■ Records shown ■
(begin)
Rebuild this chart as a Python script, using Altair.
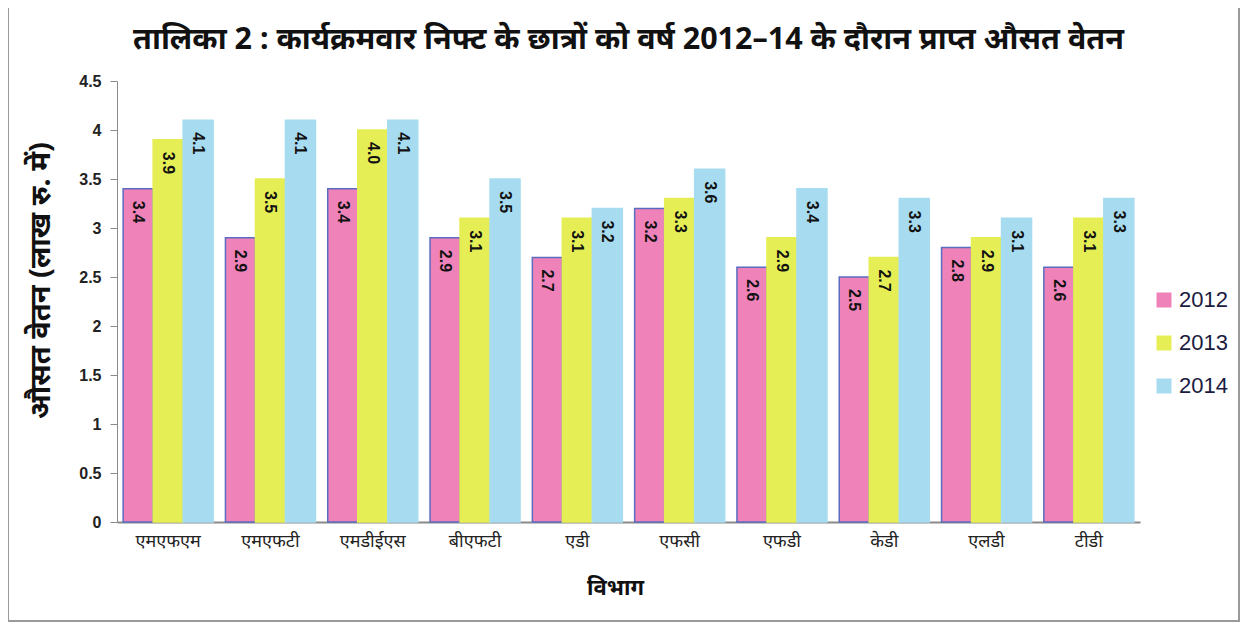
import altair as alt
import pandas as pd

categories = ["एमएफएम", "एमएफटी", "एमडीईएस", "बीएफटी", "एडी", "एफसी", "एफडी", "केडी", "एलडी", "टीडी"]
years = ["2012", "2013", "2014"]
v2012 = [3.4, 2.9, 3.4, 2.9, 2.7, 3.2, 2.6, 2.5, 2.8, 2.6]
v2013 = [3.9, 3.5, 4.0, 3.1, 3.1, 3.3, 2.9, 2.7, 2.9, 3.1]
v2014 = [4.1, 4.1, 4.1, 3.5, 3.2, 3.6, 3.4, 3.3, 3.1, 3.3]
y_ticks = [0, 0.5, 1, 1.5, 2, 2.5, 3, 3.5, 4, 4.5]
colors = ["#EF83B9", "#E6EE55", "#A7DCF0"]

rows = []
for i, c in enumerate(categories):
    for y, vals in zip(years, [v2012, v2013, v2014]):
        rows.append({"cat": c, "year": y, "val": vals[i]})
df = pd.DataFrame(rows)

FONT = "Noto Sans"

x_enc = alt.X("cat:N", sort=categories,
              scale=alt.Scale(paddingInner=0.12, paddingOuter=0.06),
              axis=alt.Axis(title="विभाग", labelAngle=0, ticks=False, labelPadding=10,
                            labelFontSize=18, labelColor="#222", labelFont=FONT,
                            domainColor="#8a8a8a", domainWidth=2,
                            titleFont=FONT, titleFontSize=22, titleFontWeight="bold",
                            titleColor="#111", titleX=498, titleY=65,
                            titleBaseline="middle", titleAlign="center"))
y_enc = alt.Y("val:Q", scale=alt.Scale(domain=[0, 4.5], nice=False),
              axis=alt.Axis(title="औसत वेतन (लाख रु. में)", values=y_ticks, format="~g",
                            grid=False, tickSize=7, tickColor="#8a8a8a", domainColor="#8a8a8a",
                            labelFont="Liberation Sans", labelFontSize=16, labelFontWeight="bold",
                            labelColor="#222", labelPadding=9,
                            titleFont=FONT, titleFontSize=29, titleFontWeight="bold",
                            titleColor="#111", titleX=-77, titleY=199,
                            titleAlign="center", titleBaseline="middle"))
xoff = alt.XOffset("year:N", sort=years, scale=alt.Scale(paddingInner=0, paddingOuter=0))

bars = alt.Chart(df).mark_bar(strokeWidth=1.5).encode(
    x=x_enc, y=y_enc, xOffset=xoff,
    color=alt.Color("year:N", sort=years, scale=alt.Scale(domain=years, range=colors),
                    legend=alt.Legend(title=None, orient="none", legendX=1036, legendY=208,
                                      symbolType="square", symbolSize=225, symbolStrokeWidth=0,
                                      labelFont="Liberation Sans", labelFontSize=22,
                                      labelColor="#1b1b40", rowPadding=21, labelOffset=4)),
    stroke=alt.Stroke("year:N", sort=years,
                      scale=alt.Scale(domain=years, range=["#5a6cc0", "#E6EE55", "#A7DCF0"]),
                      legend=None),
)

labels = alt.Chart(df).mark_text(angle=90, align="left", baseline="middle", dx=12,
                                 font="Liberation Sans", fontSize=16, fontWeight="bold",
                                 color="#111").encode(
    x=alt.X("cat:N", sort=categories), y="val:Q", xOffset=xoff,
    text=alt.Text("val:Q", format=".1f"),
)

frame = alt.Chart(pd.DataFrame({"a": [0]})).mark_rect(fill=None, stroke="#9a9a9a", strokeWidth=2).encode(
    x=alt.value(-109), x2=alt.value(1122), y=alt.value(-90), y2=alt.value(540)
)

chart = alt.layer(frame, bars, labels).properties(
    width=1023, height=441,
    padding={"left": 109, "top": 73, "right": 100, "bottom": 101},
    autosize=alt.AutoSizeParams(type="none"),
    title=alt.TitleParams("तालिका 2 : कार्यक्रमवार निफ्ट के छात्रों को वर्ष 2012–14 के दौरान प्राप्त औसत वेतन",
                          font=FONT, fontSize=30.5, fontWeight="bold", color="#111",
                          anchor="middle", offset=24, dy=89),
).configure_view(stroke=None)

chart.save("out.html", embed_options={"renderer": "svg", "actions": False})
(end)
(begin)
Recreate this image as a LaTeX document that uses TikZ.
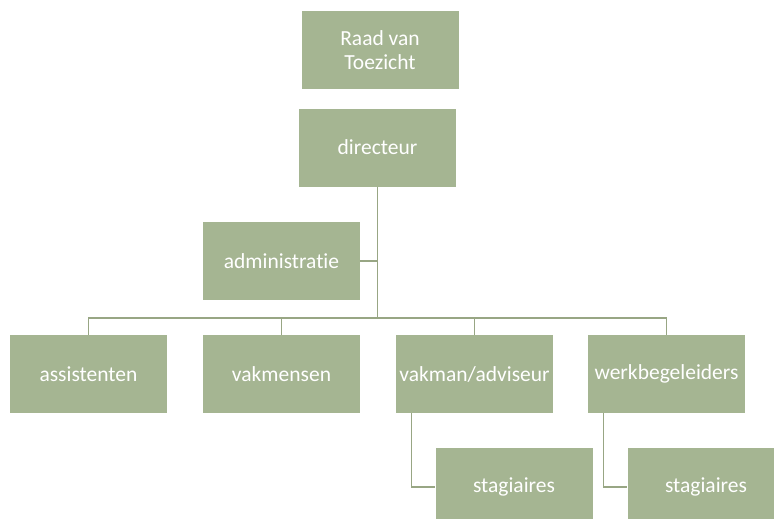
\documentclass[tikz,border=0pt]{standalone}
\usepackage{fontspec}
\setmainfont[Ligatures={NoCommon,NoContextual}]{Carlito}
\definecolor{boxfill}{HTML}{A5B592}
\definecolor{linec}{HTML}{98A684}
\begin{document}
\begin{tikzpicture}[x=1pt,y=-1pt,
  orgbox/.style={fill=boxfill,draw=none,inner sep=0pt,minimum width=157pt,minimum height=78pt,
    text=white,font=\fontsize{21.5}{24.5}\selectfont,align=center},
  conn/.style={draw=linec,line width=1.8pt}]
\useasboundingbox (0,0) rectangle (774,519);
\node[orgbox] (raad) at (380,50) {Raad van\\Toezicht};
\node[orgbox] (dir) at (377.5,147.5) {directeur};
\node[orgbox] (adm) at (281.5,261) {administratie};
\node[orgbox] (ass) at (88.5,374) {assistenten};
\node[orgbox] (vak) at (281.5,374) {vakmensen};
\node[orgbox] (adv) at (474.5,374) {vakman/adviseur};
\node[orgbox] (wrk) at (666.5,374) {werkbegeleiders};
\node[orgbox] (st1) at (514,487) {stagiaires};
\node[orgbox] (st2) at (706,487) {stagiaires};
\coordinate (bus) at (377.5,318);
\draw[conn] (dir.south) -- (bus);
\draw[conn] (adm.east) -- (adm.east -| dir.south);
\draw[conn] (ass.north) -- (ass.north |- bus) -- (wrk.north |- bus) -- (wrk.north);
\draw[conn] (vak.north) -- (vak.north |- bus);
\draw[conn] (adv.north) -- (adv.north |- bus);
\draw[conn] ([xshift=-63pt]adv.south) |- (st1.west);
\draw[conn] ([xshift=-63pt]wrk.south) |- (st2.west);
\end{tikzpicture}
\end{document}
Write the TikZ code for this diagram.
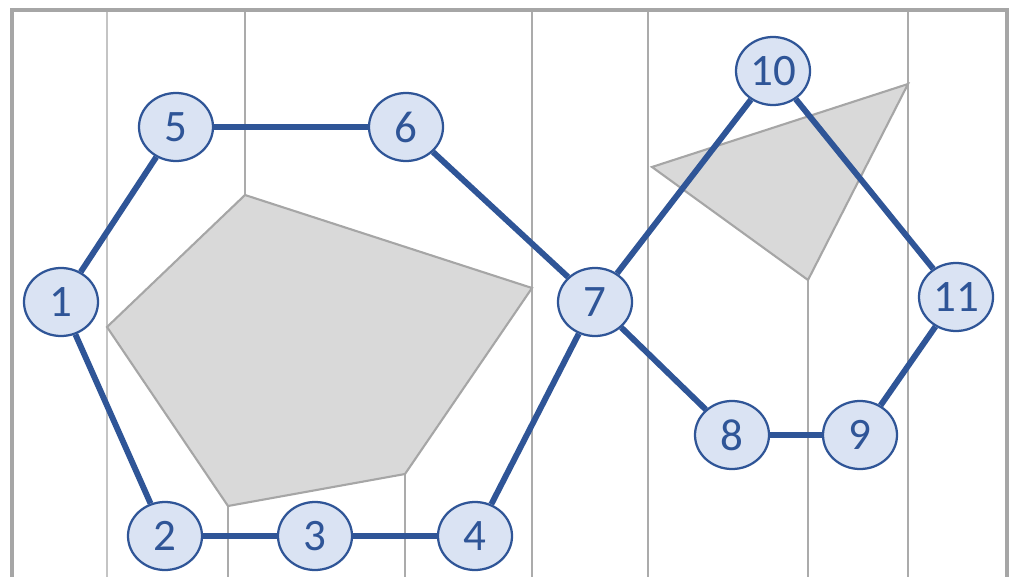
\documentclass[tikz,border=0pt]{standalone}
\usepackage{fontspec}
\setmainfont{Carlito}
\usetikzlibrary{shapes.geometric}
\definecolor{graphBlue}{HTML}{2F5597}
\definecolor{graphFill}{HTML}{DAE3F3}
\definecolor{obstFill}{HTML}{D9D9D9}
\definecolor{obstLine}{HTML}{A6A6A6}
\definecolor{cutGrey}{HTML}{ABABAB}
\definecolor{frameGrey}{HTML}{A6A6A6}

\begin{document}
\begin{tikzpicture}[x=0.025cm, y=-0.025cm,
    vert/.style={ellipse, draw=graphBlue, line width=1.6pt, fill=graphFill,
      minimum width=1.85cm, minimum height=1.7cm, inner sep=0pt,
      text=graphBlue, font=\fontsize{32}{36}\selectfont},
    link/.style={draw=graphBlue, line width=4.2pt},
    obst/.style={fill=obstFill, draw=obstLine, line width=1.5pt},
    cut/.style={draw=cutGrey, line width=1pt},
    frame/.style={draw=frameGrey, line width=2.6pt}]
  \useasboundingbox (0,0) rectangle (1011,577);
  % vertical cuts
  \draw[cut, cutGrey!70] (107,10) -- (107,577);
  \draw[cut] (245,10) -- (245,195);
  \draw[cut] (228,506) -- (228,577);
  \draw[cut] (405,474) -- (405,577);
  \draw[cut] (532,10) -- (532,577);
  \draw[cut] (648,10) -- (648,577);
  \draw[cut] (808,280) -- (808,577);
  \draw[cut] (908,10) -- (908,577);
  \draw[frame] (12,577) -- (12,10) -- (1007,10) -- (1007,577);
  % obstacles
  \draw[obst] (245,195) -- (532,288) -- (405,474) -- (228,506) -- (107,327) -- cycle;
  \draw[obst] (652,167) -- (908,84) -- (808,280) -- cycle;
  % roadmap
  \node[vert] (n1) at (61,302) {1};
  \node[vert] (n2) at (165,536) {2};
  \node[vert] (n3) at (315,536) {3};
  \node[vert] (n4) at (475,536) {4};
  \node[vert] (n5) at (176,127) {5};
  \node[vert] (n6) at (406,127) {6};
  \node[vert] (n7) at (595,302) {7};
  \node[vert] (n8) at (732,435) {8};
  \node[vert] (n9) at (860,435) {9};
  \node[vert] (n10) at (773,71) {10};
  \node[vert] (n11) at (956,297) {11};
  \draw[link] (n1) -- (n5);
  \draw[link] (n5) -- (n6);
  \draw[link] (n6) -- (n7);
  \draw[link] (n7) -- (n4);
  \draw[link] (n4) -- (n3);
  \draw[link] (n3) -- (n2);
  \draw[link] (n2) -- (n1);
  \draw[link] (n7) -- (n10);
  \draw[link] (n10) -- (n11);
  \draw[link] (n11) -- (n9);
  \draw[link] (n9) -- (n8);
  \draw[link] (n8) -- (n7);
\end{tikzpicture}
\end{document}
(end)
(begin)
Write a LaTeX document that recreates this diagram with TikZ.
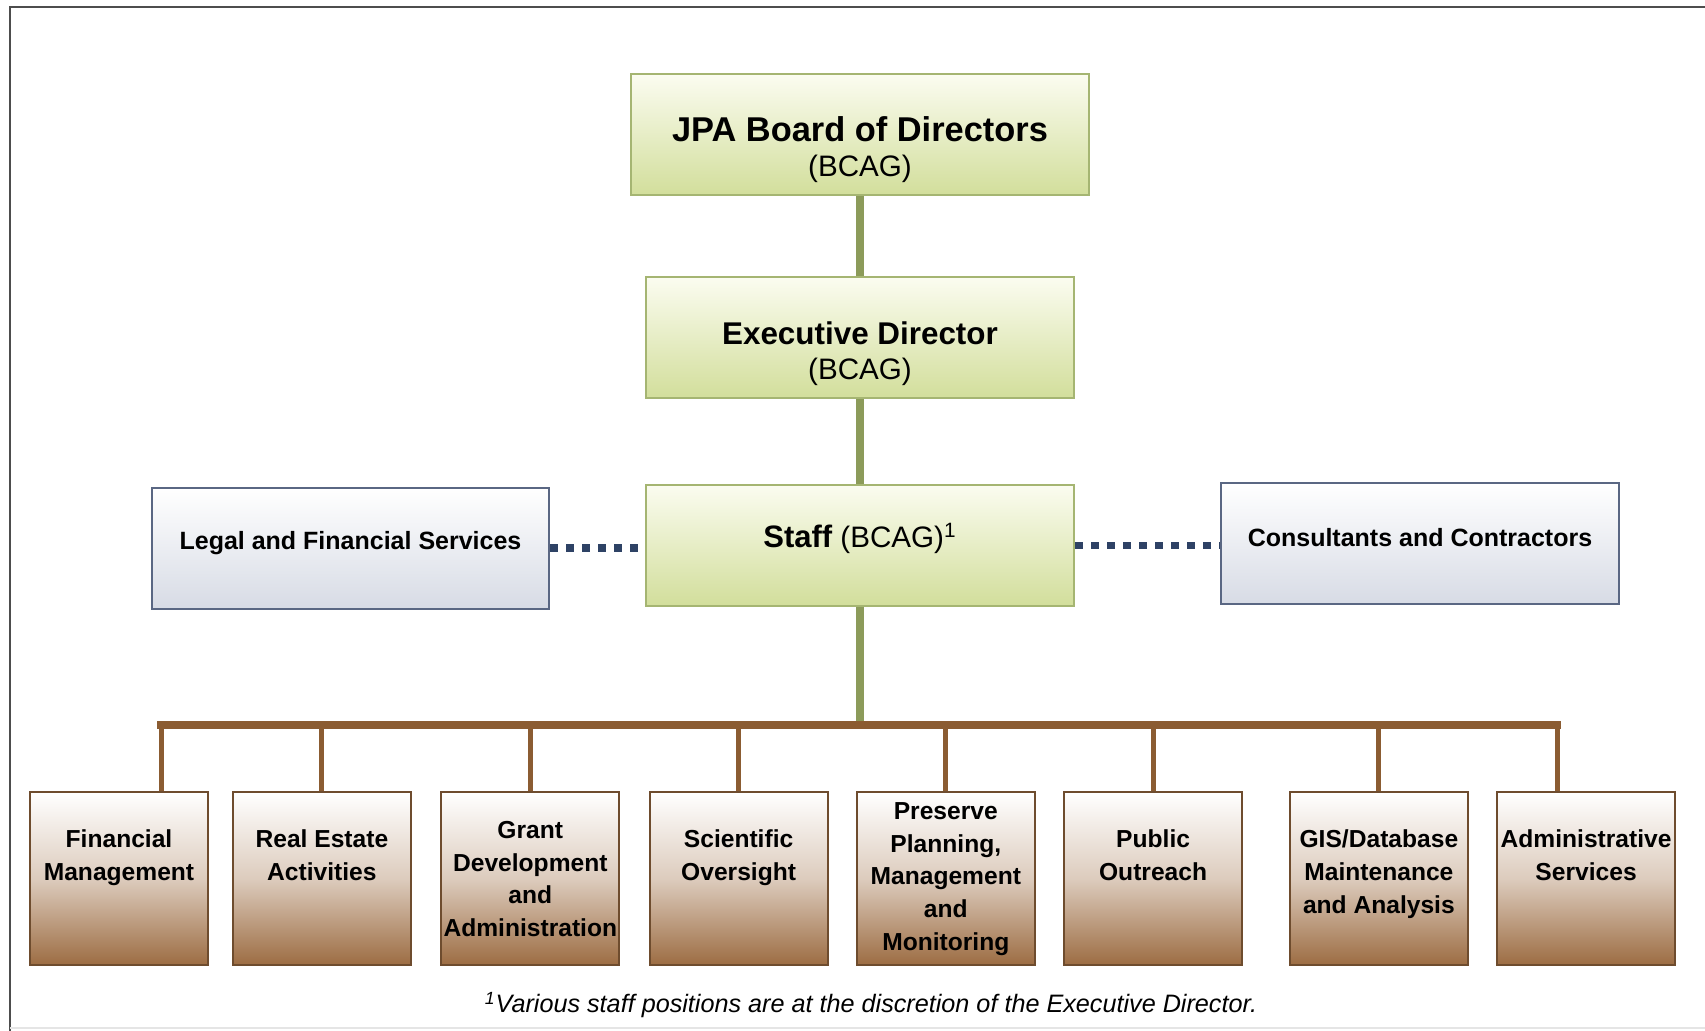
(end)
■ The problem ■
Without the pictures, give again exactly the lines above starting at the line containing "Rebuild this chart" and ending at the line containing "import pandas as pd".

■ The solution ■
Rebuild this chart as a Python script, using Altair.
import altair as alt
import pandas as pd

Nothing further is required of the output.